2010 foi um ano pródigo no fabrico de órgãos em laboratório, o que revela que as universidades e os hospitais estão a apostar nesta tecnologia, vista como uma esperança para acabar com as longas listas de espera de transplantes de órgãos.

Para sabermos mais sobre este tema, estivemos à conversa com Pedro Baptista, investigador português, que liderou a equipa do Laboratório de Medicina Regenerativa da Universidade de Wake Forest que criou o primeiro fígado humano.

A execução

Pedro Baptista está a trabalhar neste projecto há cerca de sete anos, sendo que «o fígado humano demorou cerca de dois anos a desenvolver». O processo começou, como explica, «pela necessidade de desenvolver um biomaterial que possuísse uma rede vascular que pudesse ser mais eficaz para a criação de órgãos sólidos tridimensionais, nomeadamente o fígado». Esta situação originou a percepção de como obter «o esqueleto do fígado a partir de fígados de cadáveres».

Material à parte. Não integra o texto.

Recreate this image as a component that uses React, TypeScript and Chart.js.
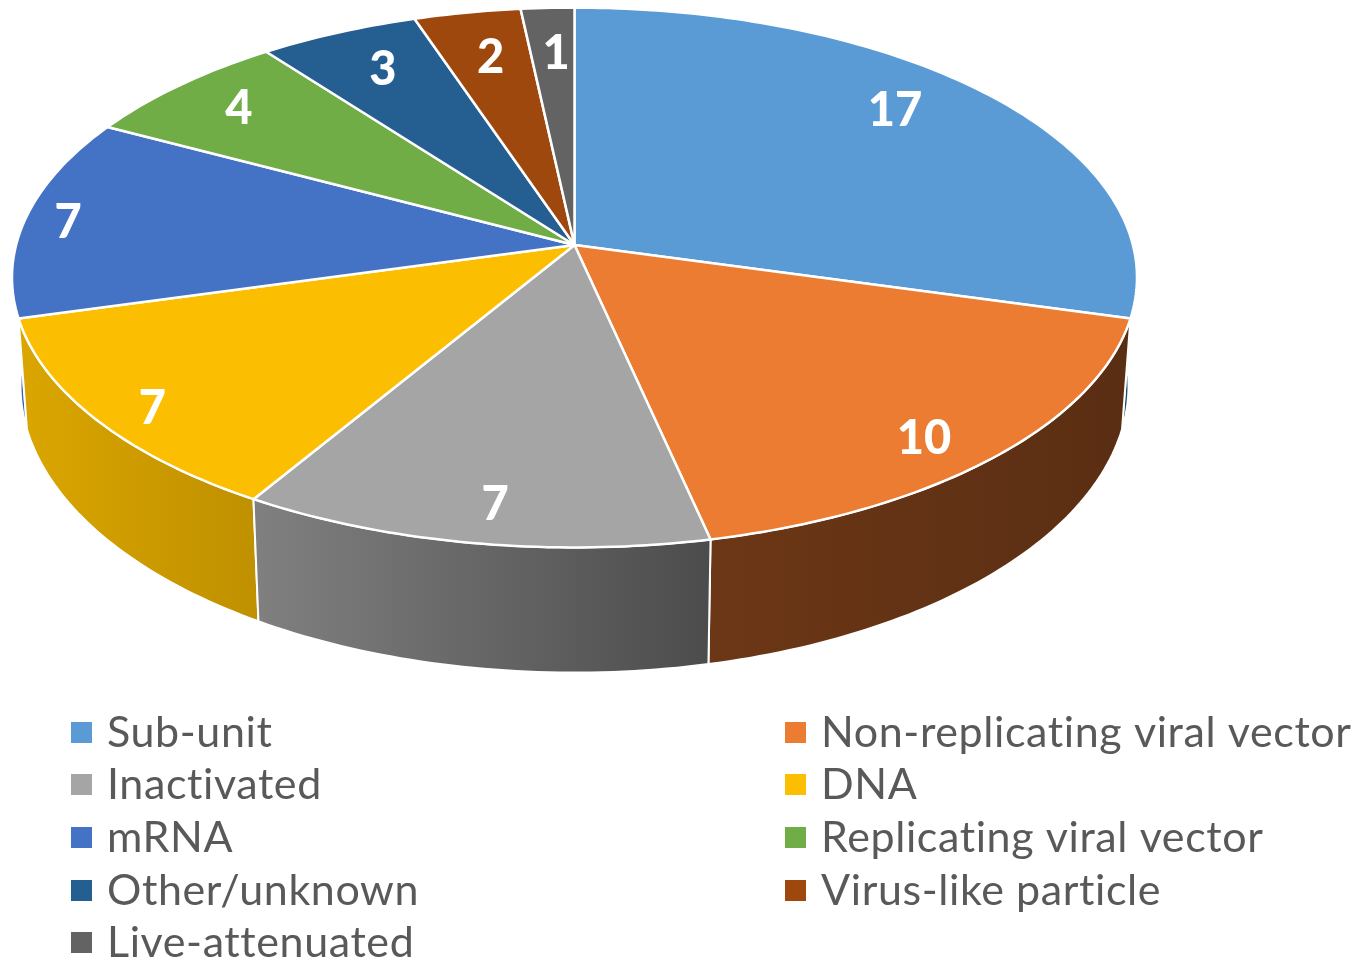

O primeiro fígado humano em laboratório foi obtido através da injecção de «um detergente (como o do sabonete ou champô) nas veias do fígado que removeu todas as células aí existentes, deixando apenas a matriz extracelular», refere Pedro Baptista.

Métodos diferentes

A grande diferença deste método, comparando-o com o usado por Harald Oto do Hospital Geral de Massachusetts, um dos pioneiros nesta área e que já criou, um coração e pulmões, está no uso de células progenitoras/estaminais primárias humanas.

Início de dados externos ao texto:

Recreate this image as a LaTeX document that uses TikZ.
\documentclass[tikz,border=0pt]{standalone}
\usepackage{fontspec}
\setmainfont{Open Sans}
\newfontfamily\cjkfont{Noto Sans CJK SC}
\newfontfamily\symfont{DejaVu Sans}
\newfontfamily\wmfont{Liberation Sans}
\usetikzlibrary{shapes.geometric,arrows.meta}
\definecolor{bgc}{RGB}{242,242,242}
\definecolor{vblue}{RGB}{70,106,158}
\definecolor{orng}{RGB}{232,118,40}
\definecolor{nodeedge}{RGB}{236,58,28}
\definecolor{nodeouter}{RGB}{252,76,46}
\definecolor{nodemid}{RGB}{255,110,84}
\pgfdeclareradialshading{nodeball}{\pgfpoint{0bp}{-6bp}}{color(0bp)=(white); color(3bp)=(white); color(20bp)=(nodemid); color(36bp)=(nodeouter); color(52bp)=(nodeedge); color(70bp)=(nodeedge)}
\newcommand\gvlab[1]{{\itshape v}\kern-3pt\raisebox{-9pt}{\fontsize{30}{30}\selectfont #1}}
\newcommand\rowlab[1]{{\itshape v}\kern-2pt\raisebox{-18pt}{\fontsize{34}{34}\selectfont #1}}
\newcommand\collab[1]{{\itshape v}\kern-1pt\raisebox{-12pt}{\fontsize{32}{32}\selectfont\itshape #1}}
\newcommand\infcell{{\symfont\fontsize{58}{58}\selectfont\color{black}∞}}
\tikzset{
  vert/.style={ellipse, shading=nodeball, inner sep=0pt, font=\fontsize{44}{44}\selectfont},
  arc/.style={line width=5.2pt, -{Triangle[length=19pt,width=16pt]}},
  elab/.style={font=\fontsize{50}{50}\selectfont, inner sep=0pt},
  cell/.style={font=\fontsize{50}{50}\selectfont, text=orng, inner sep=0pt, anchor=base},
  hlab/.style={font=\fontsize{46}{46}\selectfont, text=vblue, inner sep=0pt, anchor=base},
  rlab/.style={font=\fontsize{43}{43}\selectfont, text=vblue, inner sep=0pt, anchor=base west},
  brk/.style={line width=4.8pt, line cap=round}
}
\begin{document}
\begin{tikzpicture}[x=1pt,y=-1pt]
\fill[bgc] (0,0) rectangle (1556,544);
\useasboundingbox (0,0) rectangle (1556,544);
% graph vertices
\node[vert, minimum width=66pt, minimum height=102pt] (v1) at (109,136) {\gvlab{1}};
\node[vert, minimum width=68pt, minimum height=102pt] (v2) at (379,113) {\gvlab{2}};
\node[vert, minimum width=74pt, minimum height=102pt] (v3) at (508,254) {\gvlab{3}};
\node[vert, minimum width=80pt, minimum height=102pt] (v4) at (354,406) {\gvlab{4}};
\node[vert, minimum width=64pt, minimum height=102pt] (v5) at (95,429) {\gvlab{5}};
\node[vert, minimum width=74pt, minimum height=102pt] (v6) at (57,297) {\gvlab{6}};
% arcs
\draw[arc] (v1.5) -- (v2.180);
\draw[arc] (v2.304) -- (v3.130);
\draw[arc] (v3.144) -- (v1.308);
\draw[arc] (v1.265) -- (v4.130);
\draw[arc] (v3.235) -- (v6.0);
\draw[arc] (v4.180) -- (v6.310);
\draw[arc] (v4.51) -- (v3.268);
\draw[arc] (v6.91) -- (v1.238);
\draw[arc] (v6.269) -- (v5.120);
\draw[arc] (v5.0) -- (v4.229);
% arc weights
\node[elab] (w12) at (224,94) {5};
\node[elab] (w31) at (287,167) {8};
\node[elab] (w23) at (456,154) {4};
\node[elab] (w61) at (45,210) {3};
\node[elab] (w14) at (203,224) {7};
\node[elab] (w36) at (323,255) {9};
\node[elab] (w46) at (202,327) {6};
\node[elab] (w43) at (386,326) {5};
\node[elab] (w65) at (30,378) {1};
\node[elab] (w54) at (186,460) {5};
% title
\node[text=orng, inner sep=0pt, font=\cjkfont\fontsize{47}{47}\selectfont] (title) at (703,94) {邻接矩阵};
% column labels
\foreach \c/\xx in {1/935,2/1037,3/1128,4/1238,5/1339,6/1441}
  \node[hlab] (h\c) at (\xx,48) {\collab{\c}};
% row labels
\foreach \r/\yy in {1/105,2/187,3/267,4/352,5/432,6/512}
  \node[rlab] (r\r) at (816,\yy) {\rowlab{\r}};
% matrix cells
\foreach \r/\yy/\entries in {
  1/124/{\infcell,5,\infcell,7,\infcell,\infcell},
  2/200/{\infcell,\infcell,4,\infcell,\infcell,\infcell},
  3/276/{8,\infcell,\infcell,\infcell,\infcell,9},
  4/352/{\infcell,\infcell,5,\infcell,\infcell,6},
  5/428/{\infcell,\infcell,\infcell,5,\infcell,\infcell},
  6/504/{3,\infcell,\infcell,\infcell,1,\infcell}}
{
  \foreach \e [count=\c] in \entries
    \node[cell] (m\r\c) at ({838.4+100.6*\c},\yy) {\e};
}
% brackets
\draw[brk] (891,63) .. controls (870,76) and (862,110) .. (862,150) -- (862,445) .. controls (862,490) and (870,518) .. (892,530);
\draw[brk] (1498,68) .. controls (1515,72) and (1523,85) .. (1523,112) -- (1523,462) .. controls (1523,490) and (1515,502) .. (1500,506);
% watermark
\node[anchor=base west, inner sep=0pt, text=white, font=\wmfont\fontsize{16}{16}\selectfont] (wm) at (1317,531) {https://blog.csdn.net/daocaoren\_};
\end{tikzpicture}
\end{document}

«Oto usou células animais no coração e linhas celulares de tumores humanos no pulmão. Nenhuma destas soluções permite a translação da tecnologia para a clínica humana ou como plataforma de testes para o desenvolvimento de medicamentos, enquanto no nosso caso esses passos estão já a ser dados», realça o investigador português.

A outra diferença reside no uso de um detergente menos agressivo para retirar as células dos órgãos.

Outros órgãos

Actualmente, Pedro Baptista e os seus colaboradores estão também a trabalhar noutros órgãos (pâncreas e fígado), usando o mesmo método de criação, ou seja, a partir de órgãos recolhidos de cadáveres animais ou humanos e usando o mesmo detergente. Quando questionado sobre quando poderão ser feitos os primeiros transplantes de fígados elaborados em laboratório, o investigador afirma que é difícil prever, «talvez entre cinco a dez anos, mas há que ter alguma cautela para não induzir falsas esperanças». No entanto, Pedro Baptista acredita que o futuro passa por aqui.

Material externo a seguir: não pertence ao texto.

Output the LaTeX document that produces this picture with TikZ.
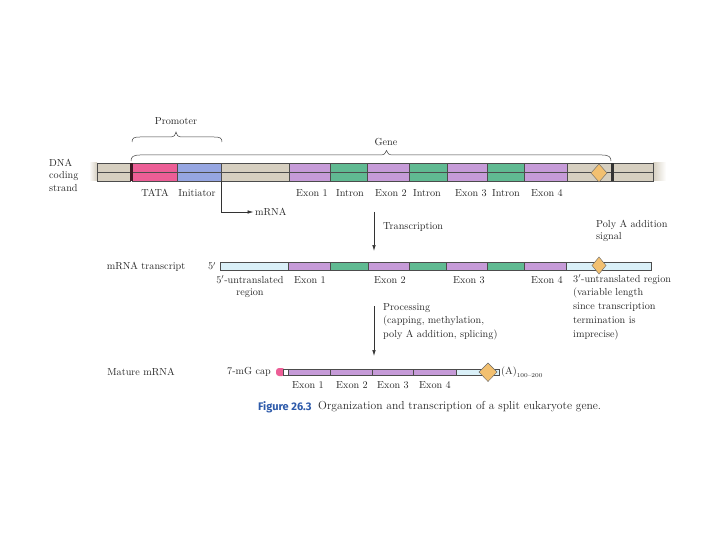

«A medicina regenerativa está a abrir novas possibilidades em todos estes campos. Seja pela introdução de terapias com células estaminais, ou pelas novas possibilidades de bioengenharia de órgãos, penso que no futuro conseguiremos mitigar a morbilidade e mortalidade dos doentes nas listas de espera para transplantes de órgãos. É esse o nosso grande objectivo», remata.

Sabia que, os órgãos criados em laboratório têm mais probabilidade de serem compatíveis que os doados. «Fazendo uma biópsia ao doente quenecessita do fígado, é possível isolar as células estaminais deste, que podem depois ser expandidas em laboratório e usadas para semear um novo fígado totalmente compatível com o doente», explica Pedro Baptista.